The world family gathering is not so well known or understood in the United States, he said, and hosting the event will be a great way to positively promote the Catholic understanding of marriage and family in a very public way during a time when marriage is undergoing legal redefinition and the family is facing ongoing challenges.

When asked whether a public event like the family meeting will be a lightning rod for protest over the church's handling of child abuse by clergy or be an opportunity for further healing, Archbishop Chaput said the question of abuse "always has to be handled in a constructive way and we should never get tired of apologizing for sins and trying to do good."

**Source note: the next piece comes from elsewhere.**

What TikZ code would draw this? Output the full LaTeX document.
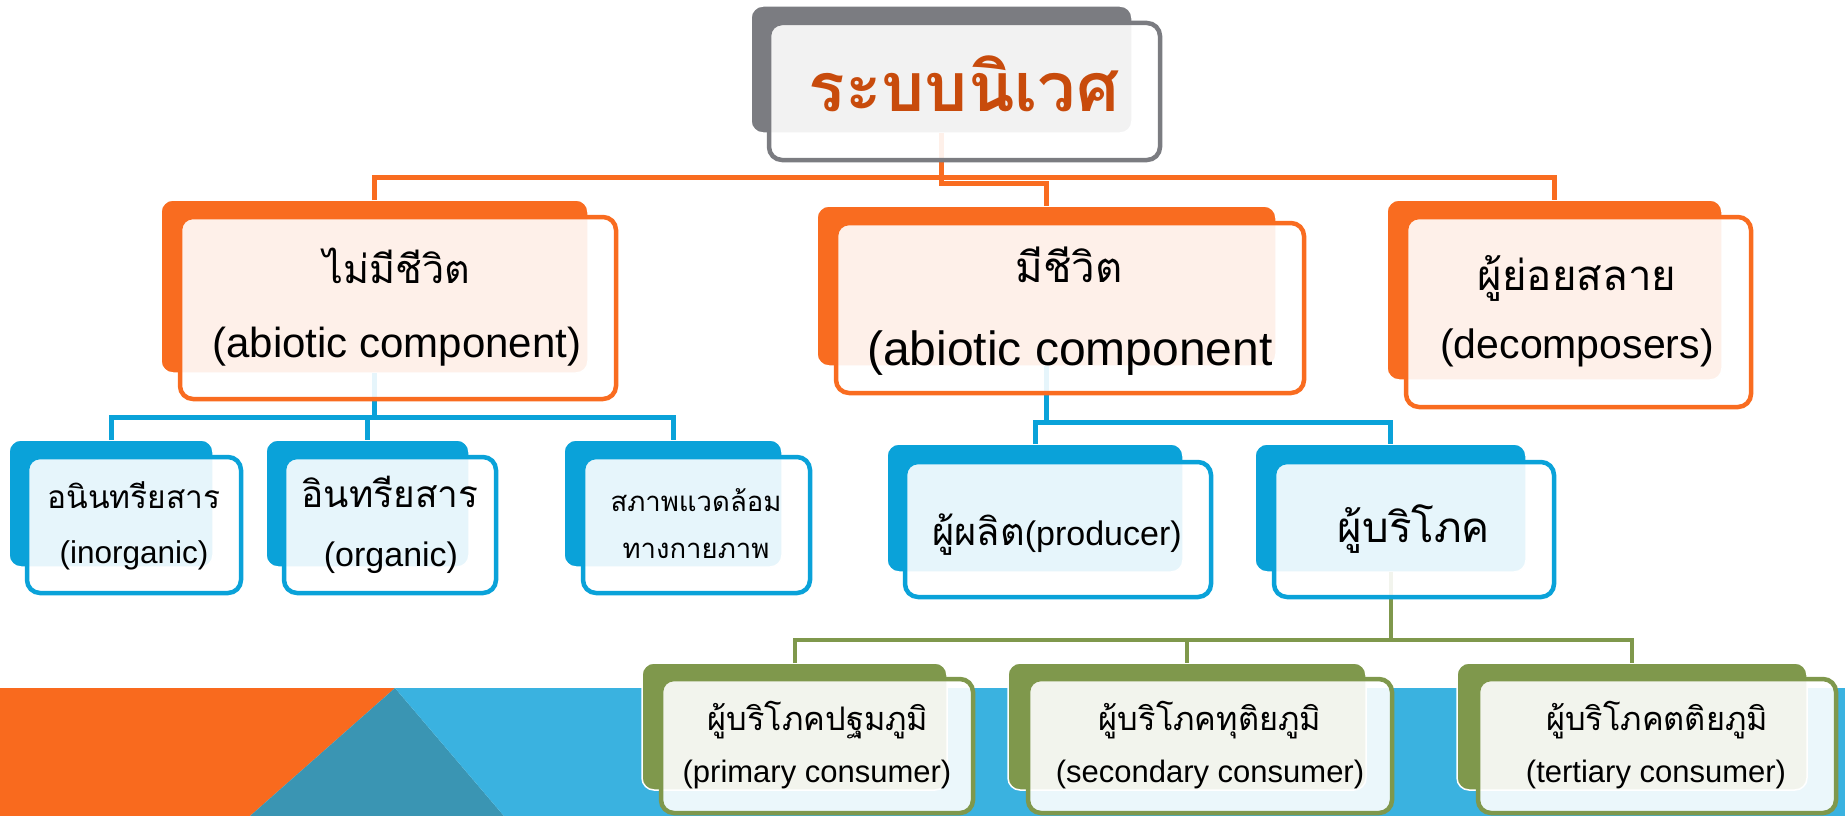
\documentclass[tikz,border=0pt]{standalone}
\usepackage{fontspec}
\setmainfont{Liberation Sans}
\newfontfamily\thai[Script=Thai]{Loma}
\definecolor{cgray}{RGB}{123,124,129}
\definecolor{corange}{RGB}{249,108,32}
\definecolor{ctitle}{RGB}{200,75,12}
\definecolor{cblue}{RGB}{10,162,217}
\definecolor{cgreen}{RGB}{127,152,76}
\definecolor{bandblue}{RGB}{58,178,224}
\definecolor{bandteal}{RGB}{58,149,179}
\definecolor{bandorange}{RGB}{249,106,30}
\tikzset{
  bbox/.style={fill=#1, draw=white, line width=1.5pt, rounded corners=12pt, inner sep=0pt, outer sep=0pt},
  fbox/.style={draw=#1, line width=4.5pt, fill=white, fill opacity=0.9, rounded corners=13pt, inner sep=0pt, outer sep=0pt},
  conn/.style={draw=#1, line width=5pt},
  txt/.style={anchor=base, inner sep=0pt, outer sep=0pt, text=black},
}
\newcommand\mkbox[6]{\node[#2, minimum width={#5-#3}, minimum height={#6-#4}] (#1) at ({(#3+#5)/2},{(#4+#6)/2}) {};}
\newcommand\fs[1]{\fontsize{#1}{#1}\selectfont}
\begin{document}
\begin{tikzpicture}[x=1pt,y=-1pt]
\useasboundingbox (0,0) rectangle (1845,816);
% bottom band
\fill[bandorange] (0,688) -- (395,688) -- (250,816) -- (0,816) -- cycle;
\fill[bandteal] (395,688) -- (250,816) -- (504,816) -- cycle;
\fill[bandblue] (395,688) -- (1845,688) -- (1845,816) -- (504,816) -- cycle;
% back boxes
\mkbox{tb}{bbox=cgray}{751}{6}{1132}{133}
\mkbox{ab}{bbox=corange}{161}{200}{588}{373}
\mkbox{bb}{bbox=corange}{817}{206}{1276}{366}
\mkbox{cb}{bbox=corange}{1387}{200}{1722}{380}
\mkbox{a1b}{bbox=cblue}{9}{440}{213}{567}
\mkbox{a2b}{bbox=cblue}{266}{440}{469}{567}
\mkbox{a3b}{bbox=cblue}{564}{440}{782}{567}
\mkbox{b1b}{bbox=cblue}{887}{444}{1183}{572}
\mkbox{b2b}{bbox=cblue}{1255}{444}{1526}{572}
\mkbox{g1b}{bbox=cgreen}{642}{663}{947}{790}
\mkbox{g2b}{bbox=cgreen}{1008}{663}{1366}{790}
\mkbox{g3b}{bbox=cgreen}{1457}{663}{1807}{790}
% bar coordinates
\coordinate (obar) at (0,177);
\coordinate (obar2) at (0,183);
\coordinate (bbar) at (0,417);
\coordinate (bbar2) at (0,422);
\coordinate (gbar) at (0,640);
% connectors
\draw[conn=corange] (ab.north) |- (obar -| tb.south) -| (cb.north);
\draw[conn=corange] (tb.south) -- (tb.south |- obar2) -| (bb.north);
\draw[conn=cblue] (a1b.north) |- (bbar -| ab.south) -| (a3b.north);
\draw[conn=cblue] (ab.south) -- (ab.south |- bbar) -| (a2b.north);
\draw[conn=cblue] (b1b.north) |- (bbar2 -| b2b.north) -- (b2b.north);
\draw[conn=cblue] (bb.south) -- (bb.south |- bbar2);
\draw[conn=cgreen, line width=4pt] (g1b.north) |- (gbar -| g3b.north) -- (g3b.north);
\draw[conn=cgreen, line width=4pt] (b2b.south) -- (b2b.south |- gbar) -| (g2b.north);
% front boxes
\mkbox{tf}{fbox=cgray}{769}{23}{1160}{160}
\mkbox{af}{fbox=corange}{180}{217}{616}{399}
\mkbox{bf}{fbox=corange}{836}{223}{1304}{393}
\mkbox{cf}{fbox=corange}{1406}{217}{1751}{407}
\mkbox{a1f}{fbox=cblue}{27}{457}{241}{593}
\mkbox{a2f}{fbox=cblue}{284}{457}{496}{593}
\mkbox{a3f}{fbox=cblue}{583}{457}{810}{593}
\mkbox{b1f}{fbox=cblue}{905}{462}{1211}{597}
\mkbox{b2f}{fbox=cblue}{1274}{462}{1554}{597}
\mkbox{g1f}{fbox=cgreen}{661}{679}{973}{813}
\mkbox{g2f}{fbox=cgreen}{1028}{679}{1392}{813}
\mkbox{g3f}{fbox=cgreen}{1478}{679}{1836}{813}
% texts
\node[txt, text=ctitle] (ttl) at (964,111) {\fs{68}\thai\bfseries ระบบนิเวศ};
\node[txt] (at1) at (397,283) {\fs{39.5}\thai ไม่มีชีวิต};
\node[txt] (at2) at (397,357) {\fs{42}(abiotic component)};
\node[txt] (bt1) at (1069,282) {\fs{42}\thai มีชีวิต};
\node[txt] (bt2) at (1070,365) {\fs{48}(abiotic component};
\node[txt] (ct1) at (1577,290) {\fs{42}\thai ผู้ย่อยสลาย};
\node[txt] (ct2) at (1577,358) {\fs{41}(decomposers)};
\node[txt] (a1t1) at (134,508) {\fs{31.7}\thai อนินทรียสาร};
\node[txt] (a1t2) at (134,563) {\fs{31.5}(inorganic)};
\node[txt] (a2t1) at (390,507) {\fs{37}\thai อินทรียสาร};
\node[txt] (a2t2) at (391,566) {\fs{34}(organic)};
\node[txt] (a3t1) at (696,511) {\fs{27.5}\thai สภาพแวดล้อม};
\node[txt] (a3t2) at (696,558) {\fs{27.5}\thai ทางกายภาพ};
\node[txt] (b1t) at (1057,545) {\fs{38}\thai ผู้ผลิต\rmfamily\fs{34}(producer)};
\node[txt] (b2t) at (1414,542) {\fs{42}\thai ผู้บริโภค};
\node[txt] (g1t1) at (818,730) {\fs{32.5}\thai ผู้บริโภคปฐมภูมิ};
\node[txt] (g1t2) at (817,782) {\fs{31}(primary consumer)};
\node[txt] (g2t1) at (1210,730) {\fs{32.5}\thai ผู้บริโภคทุติยภูมิ};
\node[txt] (g2t2) at (1210,782) {\fs{31}(secondary consumer)};
\node[txt] (g3t1) at (1657,730) {\fs{32.5}\thai ผู้บริโภคตติยภูมิ};
\node[txt] (g3t2) at (1656,782) {\fs{31}(tertiary consumer)};
\end{tikzpicture}
\end{document}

He said he did not know why the pope chose Philadelphia, but said the choice represented "the Holy Father blessing us" with a unique opportunity to boost Catholics' spirits and re-energize their efforts and commitment to living and spreading the Gospel.

It would also be an important way for families to share their experiences and insight, he said, adding he hoped to be able to replicate in Philadelphia the same kind of energy and enthusiasm he saw in Milan.

The World Meeting of Families, which celebrates and aims to help families live their Christian vocation, is organized by the Pontifical Council for the Family.

Pope Benedict did not attend the sixth world meeting in Mexico City in 2009 and spoke to families after the concluding Mass via live satellite link-up. Blessed John Paul did a similar satellite broadcast message at the concluding Mass when he could not attend the event in Manila, Philippines, in 2003 due to his limited physical mobility at 82.

The first world meeting was held in Rome in 1994. Since then it has taken place in Rio de Janeiro, in 1997; Rome in 2000; Manila in 2003; Valencia, Spain, in 2006; and Mexico City in 2009.